EMMA-500: Massively Multilingual Llama 2 Adaptation
EMMA-500 is a 7 billion parameter language model from MaLA-LM, based on the Llama 2 architecture, specifically designed for enhanced multilingual adaptation. It undergoes continual pre-training using the extensive MaLA Corpus, which includes over 74 billion tokens across 500+ languages. This process significantly improves language representation, especially for low-resource languages.
Key Capabilities
- Massively Multilingual: Supports 546 languages with substantial training data (over 100k tokens each).
- Diverse Task Performance: Excels in a wide range of tasks including commonsense reasoning, machine translation, open-ended generation, and text classification.
- Enhanced Llama 2 Performance: Outperforms other Llama 2-based models in various multilingual settings and specialized tasks like natural language inference and code generation.

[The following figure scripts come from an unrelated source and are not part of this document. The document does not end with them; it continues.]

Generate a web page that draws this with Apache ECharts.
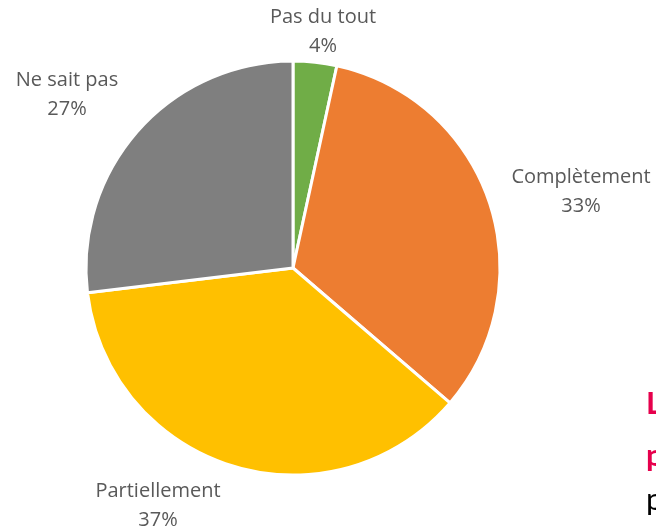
<!DOCTYPE html>
<html>
<head>
<meta charset="utf-8">
<script src="https://cdn.jsdelivr.net/npm/echarts@6/dist/echarts.min.js"></script>
<style>
  html, body { margin: 0; padding: 0; background: #fff; }
  #main { width: 656px; height: 532px; }
</style>
</head>
<body>
<div id="main"></div>
<script>
var categories = ['Pas du tout', 'Complètement', 'Partiellement', 'Ne sait pas'];
var values = [3.4, 32.9, 36.8, 26.9];
var percentLabels = ['4%', '33%', '37%', '27%'];
var colors = ['#70AD47', '#ED7D31', '#FFC000', '#7F7F7F'];

// where Excel put each label (text centre)
var labelPos = [[323, 32], [581, 192], [158, 506], [67, 95]];

var chartDom = document.getElementById('main');
var myChart = echarts.init(chartDom);
var option;

option = {
  animation: false,
  textStyle: { fontFamily: 'Open Sans' },
  series: [
    {
      type: 'pie',
      center: [293, 268],
      radius: 207,
      startAngle: 90,
      clockwise: true,
      avoidLabelOverlap: false,
      itemStyle: { borderColor: '#fff', borderWidth: 3 },
      label: {
        show: true,
        position: 'outside',
        color: '#595959',
        fontSize: 20,
        lineHeight: 29,
        fontFamily: 'Open Sans',
        align: 'center',
        formatter: function (p) {
          return p.name + '\n' + percentLabels[p.dataIndex];
        }
      },
      labelLine: { show: false },
      labelLayout: function (params) {
        var pos = labelPos[params.dataIndex];
        return { x: pos[0], y: pos[1], align: 'center', verticalAlign: 'middle' };
      },
      data: categories.map(function (c, i) {
        return { name: c, value: values[i], itemStyle: { color: colors[i] } };
      })
    }
  ],
  graphic: [
    { type: 'text', left: 646, top: 388, style: { text: 'L', fill: '#E6004C', font: 'bold 31px Lato' } },
    { type: 'text', left: 646, top: 440, style: { text: 'p', fill: '#E6004C', font: 'bold 31px Lato' } },
    { type: 'text', left: 646, top: 484, style: { text: 'p', fill: '#000', font: '31px Lato' } }
  ]
};

option && myChart.setOption(option);
</script>
</body>
</html>
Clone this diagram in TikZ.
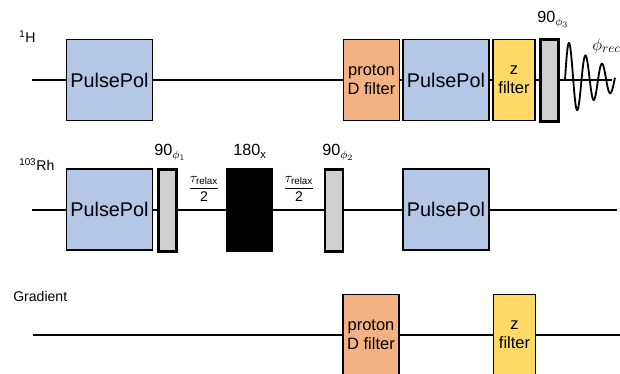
\documentclass[tikz,border=0pt]{standalone}
\usepackage{amsmath}
\usepackage{fontspec}
\setmainfont{Liberation Sans}
\usepackage{tikz}
\usetikzlibrary{positioning,backgrounds}
\pgfdeclarelayer{background}
\pgfsetlayers{background,main}
\usepackage{xcolor}
\definecolor{pulsepolblue}{RGB}{180,199,231}
\definecolor{dfilterorange}{RGB}{244,177,131}
\definecolor{zfilteryellow}{RGB}{255,217,102}
\definecolor{hardgray}{RGB}{208,206,206}

\begin{document}
\begin{tikzpicture}[
  x=0.025cm, y=-0.025cm,
  every node/.style={font=\fontsize{10}{12}\selectfont},
  pulsepol/.style={draw, line width=1.1pt, fill=pulsepolblue,
    minimum width=2.14cm, minimum height=2.02cm, inner sep=1pt,
    font=\fontsize{14.1}{16}\selectfont},
  dfilter/.style={draw, line width=1.1pt, fill=dfilterorange,
    minimum width=1.39cm, minimum height=2.02cm, inner sep=1pt,
    align=center, font=\fontsize{11.7}{13.5}\selectfont},
  zfilter/.style={draw, line width=1.1pt, fill=zfilteryellow,
    minimum width=1.04cm, minimum height=2.02cm, inner sep=1pt,
    align=center, font=\fontsize{11.7}{13.5}\selectfont},
  hard/.style={draw, line width=2.1pt, fill=hardgray,
    minimum width=0.45cm, minimum height=2.05cm, inner sep=0pt},
  inversion/.style={fill=black, minimum width=1.175cm,
    minimum height=2.1cm, inner sep=0pt},
  chan/.style={anchor=base west, inner sep=0pt},
  plabel/.style={anchor=base west, inner sep=0pt,
    font=\fontsize{11.5}{13}\selectfont},
  wire/.style={line width=1.3pt},
]
\useasboundingbox (0,0) rectangle (620,374);

% 1H channel
\node[pulsepol] at (109.5, 80) (ppH1) {PulsePol};
\node[dfilter]  at (371.5, 80) (dfH)  {proton\\D filter};
\node[pulsepol] at (446.0, 80) (ppH2) {PulsePol};
\node[zfilter]  at (514.0, 80) (zfH)  {z\\filter};
\node[hard]     at (549.5, 80.5) (p3) {};

% 103Rh channel
\node[pulsepol]  at (109.5, 209.5) (ppRh1) {PulsePol};
\node[hard]      at (167.5, 210.5) (p1)    {};
\node[inversion] at (249.5, 210)   (inv)   {};
\node[hard]      at (334.0, 210.5) (p2)    {};
\node[pulsepol]  at (446.0, 209.5) (ppRh2) {PulsePol};

% gradient channel
\node[dfilter] at (371.0, 335) (dfG) {proton\\D filter};
\node[zfilter] at (514.5, 335) (zfG) {z\\filter};

% channel labels
\node[chan] at (19, 43)  (labH)  {\textsuperscript{1}H};
\node[chan] at (19, 171) (labRh) {\textsuperscript{103}Rh};
\node[chan] at (13, 302) (labG)  {Gradient};

% pulse labels and delays
\node[plabel] at (154, 156) (lab90a) {90$_{\phi_1}$};
\node[plabel] at (233, 156) (lab180) {180\textsubscript{x}};
\node[plabel] at (322, 156) (lab90b) {90$_{\phi_2}$};
\node[plabel] at (537, 23)  (lab90c) {90$_{\phi_3}$};
\node at (204, 189) (tau1) {$\displaystyle\frac{\tau_{\text{relax}}}{\text{2}}$};
\node at (299, 189) (tau2) {$\displaystyle\frac{\tau_{\text{relax}}}{\text{2}}$};
\node[anchor=west, inner sep=0pt, font=\fontsize{13}{15}\selectfont]
  at (592, 46) (rec) {$\phi_{rec}$};

\coordinate (Hstart)  at (32, 80);
\coordinate (Hend)    at (612, 80);
\coordinate (Rhstart) at (32, 210);
\coordinate (Rhend)   at (617, 210);
\coordinate (Gstart)  at (33, 335);
\coordinate (Gend)    at (620, 335);

\begin{pgfonlayer}{background}
\draw[wire] (Hstart)  -- (Hend);
\draw[wire] (Rhstart) -- (Rhend);
\draw[wire] (Gstart)  -- (Gend);
\end{pgfonlayer}

% FID
\draw[wire] plot[domain=0:50, samples=160, smooth]
  ({565+\x}, {80-41*exp(-\x/40)*sin(21.82*\x)});
\end{tikzpicture}
\end{document}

- Robustness: Maintains strong performance while improving multilingual capabilities.
Performance Highlights
Evaluations show EMMA-500 achieves the lowest negative log-likelihood in intrinsic assessments and demonstrates significant improvements in key areas. It notably surpasses other Llama 2 models in text classification and natural language inference, and shows enhanced performance in machine reading comprehension. While challenges remain in output diversity for very low-resource languages (indicated by higher Self-BLEU scores), its overall multilingual proficiency is a key differentiator.
Good For
- Applications requiring massively multilingual text generation.
- Tasks involving commonsense reasoning and machine translation across many languages.
- Text classification and natural language inference in diverse linguistic contexts.
- Research and development focusing on low-resource language processing.